Saturday, November 20, 2010

Kennedy-King inspires 63rd St. retail dreams

Team Englewood on Kennedy-King College and the expected business it could bring to the former historic shopping center that was largely razed to develop the new campus:

El-Amin said the community college has an enrollment of 7,000 including online students.

“We easily have 5,000 students come into this area on any given day,” said Clyde El-Amin, adding that the campus also offers a solid complement of classes on Saturday and some on Sunday. At the time, El-Amin was president of Kennedy-King College. He now serves in a similar capacity at Olive Harvey College. 

“Our students buy food, groceries and clothes,” El-Amin said. “They need services.”

He also noted that the Kennedy-King has a staff of 6,700 personnel – faculty, staff, administration and engineers – working on campus at any given time.

“Businesses like to locate where there is a lot of activity,” he said. “Improving (the) foot traffic improves the climate for retail business.”
Now the next step is to turn 63rd & Halsted into an area that isn't that much busier than the Loop. When I learned of KKC coming to that intersection I could imagine this area being about as busy as State/Lake where Harold Washington College is located. Perhaps of course I'm being overly optimistic as the Loop is a vast area and State/Lake is served by several rail lines.

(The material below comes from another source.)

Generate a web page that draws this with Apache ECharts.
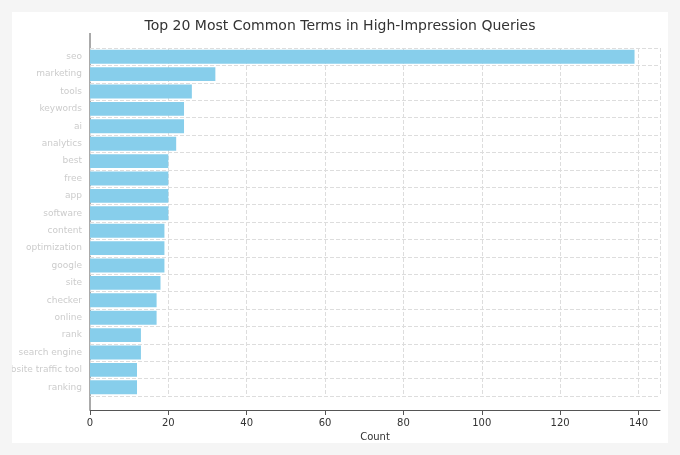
<!DOCTYPE html><html><head><meta charset="utf-8"><script src="https://cdn.jsdelivr.net/npm/echarts@6/dist/echarts.min.js"></script>
<style>body{margin:0;background:#f5f5f5}#c{position:absolute;left:12px;top:12px;width:656px;height:431px;background:#fff}</style></head><body><div id="c"></div><script>
const terms=["seo","marketing","tools","keywords","ai","analytics","best","free","app","software","content","optimization","google","site","checker","online","rank","search engine","website traffic tool","ranking"];
const counts=[139,32,26,24,24,22,20,20,20,20,19,19,19,18,17,17,13,13,12,12];
const xTicks=[0,20,40,60,80,100,120,140];
const ch=echarts.init(document.getElementById('c'));
ch.setOption({
 title:{text:"Top 20 Most Common Terms in High-Impression Queries",left:'center',top:2,textStyle:{fontFamily:'DejaVu Sans',fontSize:14,fontWeight:'normal',color:'#333'}},
 grid:{left:78,right:8,top:36,bottom:47,outerBoundsMode:'none',containLabel:false},
 xAxis:{type:'value',min:0,max:145.5,interval:20,offset:14,name:'Count',nameLocation:'middle',nameGap:22,nameTextStyle:{fontFamily:'DejaVu Sans',fontSize:10,color:'#333'},
  axisLabel:{fontFamily:'DejaVu Sans',fontSize:10,color:'#333',showMaxLabel:false,formatter:v=>xTicks.includes(v)?v:''},
  axisLine:{show:true,lineStyle:{color:'#555'}},axisTick:{show:true,lineStyle:{color:'#555'}},
  splitLine:{lineStyle:{type:'dashed',color:'#ddd'}}},
 yAxis:{type:'category',inverse:true,data:terms,
  axisLabel:{fontFamily:'DejaVu Sans',fontSize:9,color:'#ccc'},
  axisLine:{show:false},axisTick:{alignWithLabel:true,lineStyle:{color:'#555'}},
  splitLine:{show:true,interval:0,lineStyle:{type:'dashed',color:'#ddd'}}},
 graphic:[{type:'line',shape:{x1:78,y1:21,x2:78,y2:398},style:{stroke:'#555',lineWidth:1}}],
 series:[{type:'bar',data:counts,barCategoryGap:'20%',itemStyle:{color:'#87ceeb'},animation:false}]
});
</script></body></html>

This whole article is worth your time. Via Curbed Chicago!

1 comment:

  1. It isn't unimaginable that the traffic on 63rd could rival downtown. Over 20 years ago before they "malled" 63rd Halsted people shopped there. There were clothing stores, banks,movie theater, grocery stores. The malling destroyed the trafic patterns and that was the start of the downfall of that location. The initial plan was to have KKC anchor one side and a combonation of a grocery store/general store anchor the other. What happened to the retail side I don't know.